====== DATA EXTRACT
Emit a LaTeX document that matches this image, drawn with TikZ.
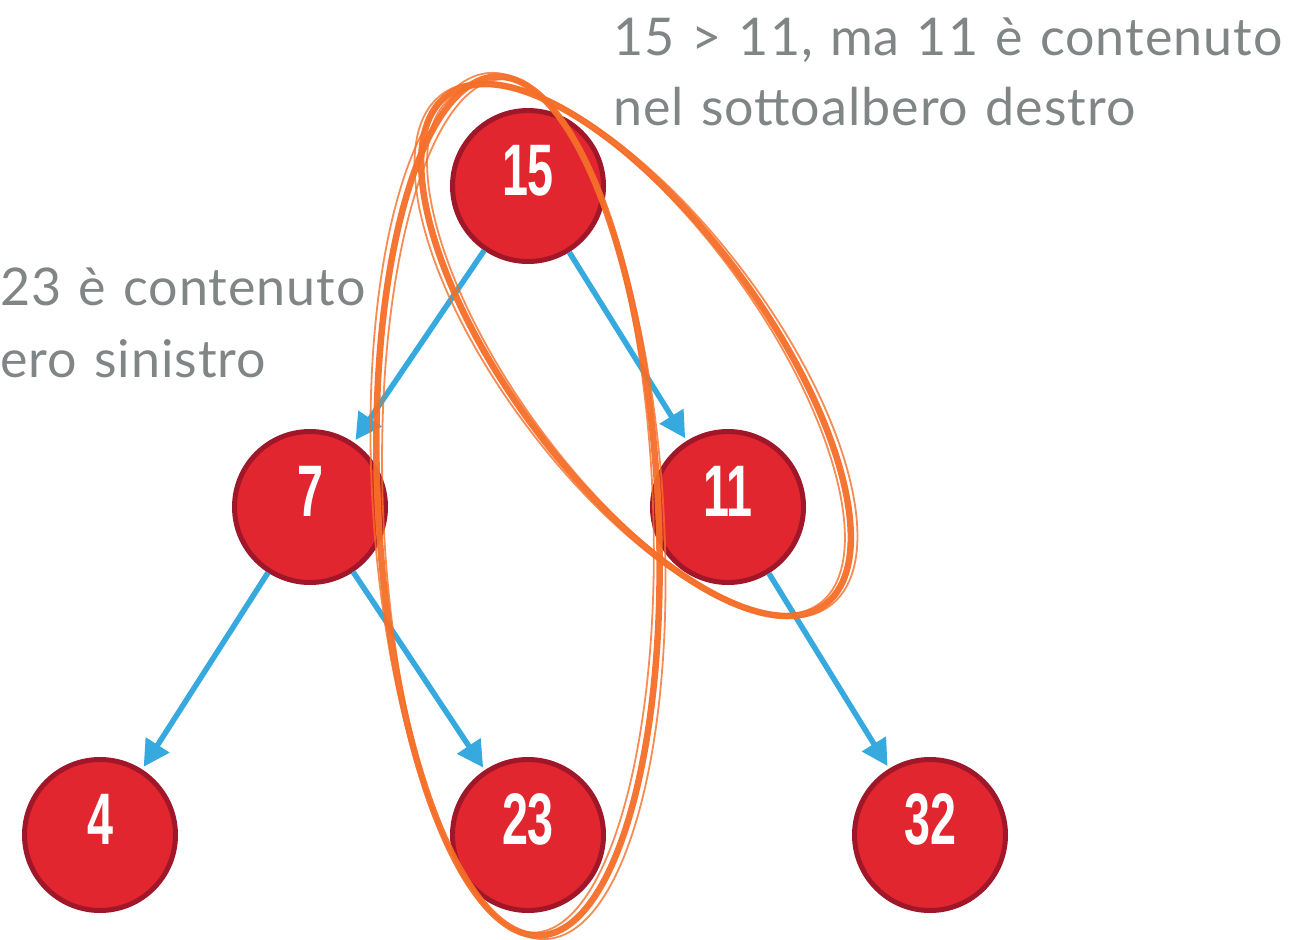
\documentclass[tikz,border=0pt]{standalone}
\usepackage{fontspec}
\setmainfont{Lato}[LetterSpace=1.9, WordSpace=1.2]
\newfontfamily\numfont{Liberation Sans}[FakeStretch=0.64]
\usetikzlibrary{arrows.meta}
\definecolor{nodefill}{HTML}{E2262F}
\definecolor{nodeborder}{HTML}{A0172A}
\definecolor{edgeblue}{HTML}{36A9DE}
\definecolor{textgray}{HTML}{808586}
\definecolor{marker}{HTML}{F56E28}
\begin{document}
\begin{tikzpicture}[x=1pt,y=-1pt,
  treenode/.style={circle, fill=nodefill, draw=nodeborder, line width=5pt,
    minimum size=151pt, inner sep=0pt, text=white,
    font=\numfont\bfseries\fontsize{73}{73}\selectfont,
    text height=52pt, text depth=34pt},
  edge/.style={draw=edgeblue, line width=5.5pt,
    -{Triangle[length=26pt,width=27pt]}, shorten >=3pt},
  note/.style={text=textgray, font=\fontsize{52}{60}\selectfont, inner sep=0pt},
  mainstroke/.style={draw=marker, line width=6.5pt, opacity=0.95},
  thinstroke/.style={draw=marker, line width=1.8pt, opacity=0.8}
]
\useasboundingbox (0,0) rectangle (1299,940);
\clip (0,0) rectangle (1299,940);

% texts
\node[note, anchor=base west] (t1) at (613,55) {15 > 11, ma 11 è contenuto};
\node[note, anchor=base west] (t2) at (613,125) {nel sottoalbero destro};
\node[note, anchor=base west] (t3) at (0,305) {23 è contenuto};
\node[note, anchor=base west] (t4) at (0,377) {ero sinistro};

% tree nodes
\node[treenode] (n15) at (528,186) {15};
\node[treenode] (n7)  at (310,507) {7};
\node[treenode] (n11) at (728,507) {11};
\node[treenode] (n4)  at (100,835) {4};
\node[treenode] (n23) at (528,835) {23};
\node[treenode] (n32) at (930,835) {32};

% edges
\draw[edge] (n15) -- (n7);
\draw[edge] (n15) -- (n11);
\draw[edge] (n7) -- (n4);
\draw[edge] (n7) -- (n23);
\draw[edge] (n11) -- (n32);

% hand-drawn ellipses
\coordinate (c1) at (518,506);
\coordinate (c2) at (636,350);
\draw[mainstroke, rotate around={3:(c1)}] (c1) ellipse [x radius=140, y radius=430];
\draw[thinstroke, rotate around={3.8:(c1)}] (c1) ellipse [x radius=145, y radius=434];
\draw[thinstroke, rotate around={2.2:(c1)}] (c1) ellipse [x radius=135, y radius=427];
\draw[mainstroke, rotate around={-53.5:(c2)}] (c2) ellipse [x radius=317, y radius=128];
\draw[thinstroke, rotate around={-52.7:(c2)}] (c2) ellipse [x radius=321, y radius=133];
\draw[thinstroke, rotate around={-54.2:(c2)}] (c2) ellipse [x radius=313, y radius=124];
\end{tikzpicture}
\end{document}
============
> [WHAT YOU WILL DO]:
Repeat the data exactly, excluding the pictures.

> [FINAL RESULT]:
Emit a LaTeX document that matches this image, drawn with TikZ.
\documentclass[tikz,border=0pt]{standalone}
\usepackage{fontspec}
\setmainfont{Lato}[LetterSpace=1.9, WordSpace=1.2]
\newfontfamily\numfont{Liberation Sans}[FakeStretch=0.64]
\usetikzlibrary{arrows.meta}
\definecolor{nodefill}{HTML}{E2262F}
\definecolor{nodeborder}{HTML}{A0172A}
\definecolor{edgeblue}{HTML}{36A9DE}
\definecolor{textgray}{HTML}{808586}
\definecolor{marker}{HTML}{F56E28}
\begin{document}
\begin{tikzpicture}[x=1pt,y=-1pt,
  treenode/.style={circle, fill=nodefill, draw=nodeborder, line width=5pt,
    minimum size=151pt, inner sep=0pt, text=white,
    font=\numfont\bfseries\fontsize{73}{73}\selectfont,
    text height=52pt, text depth=34pt},
  edge/.style={draw=edgeblue, line width=5.5pt,
    -{Triangle[length=26pt,width=27pt]}, shorten >=3pt},
  note/.style={text=textgray, font=\fontsize{52}{60}\selectfont, inner sep=0pt},
  mainstroke/.style={draw=marker, line width=6.5pt, opacity=0.95},
  thinstroke/.style={draw=marker, line width=1.8pt, opacity=0.8}
]
\useasboundingbox (0,0) rectangle (1299,940);
\clip (0,0) rectangle (1299,940);

% texts
\node[note, anchor=base west] (t1) at (613,55) {15 > 11, ma 11 è contenuto};
\node[note, anchor=base west] (t2) at (613,125) {nel sottoalbero destro};
\node[note, anchor=base west] (t3) at (0,305) {23 è contenuto};
\node[note, anchor=base west] (t4) at (0,377) {ero sinistro};

% tree nodes
\node[treenode] (n15) at (528,186) {15};
\node[treenode] (n7)  at (310,507) {7};
\node[treenode] (n11) at (728,507) {11};
\node[treenode] (n4)  at (100,835) {4};
\node[treenode] (n23) at (528,835) {23};
\node[treenode] (n32) at (930,835) {32};

% edges
\draw[edge] (n15) -- (n7);
\draw[edge] (n15) -- (n11);
\draw[edge] (n7) -- (n4);
\draw[edge] (n7) -- (n23);
\draw[edge] (n11) -- (n32);

% hand-drawn ellipses
\coordinate (c1) at (518,506);
\coordinate (c2) at (636,350);
\draw[mainstroke, rotate around={3:(c1)}] (c1) ellipse [x radius=140, y radius=430];
\draw[thinstroke, rotate around={3.8:(c1)}] (c1) ellipse [x radius=145, y radius=434];
\draw[thinstroke, rotate around={2.2:(c1)}] (c1) ellipse [x radius=135, y radius=427];
\draw[mainstroke, rotate around={-53.5:(c2)}] (c2) ellipse [x radius=317, y radius=128];
\draw[thinstroke, rotate around={-52.7:(c2)}] (c2) ellipse [x radius=321, y radius=133];
\draw[thinstroke, rotate around={-54.2:(c2)}] (c2) ellipse [x radius=313, y radius=124];
\end{tikzpicture}
\end{document}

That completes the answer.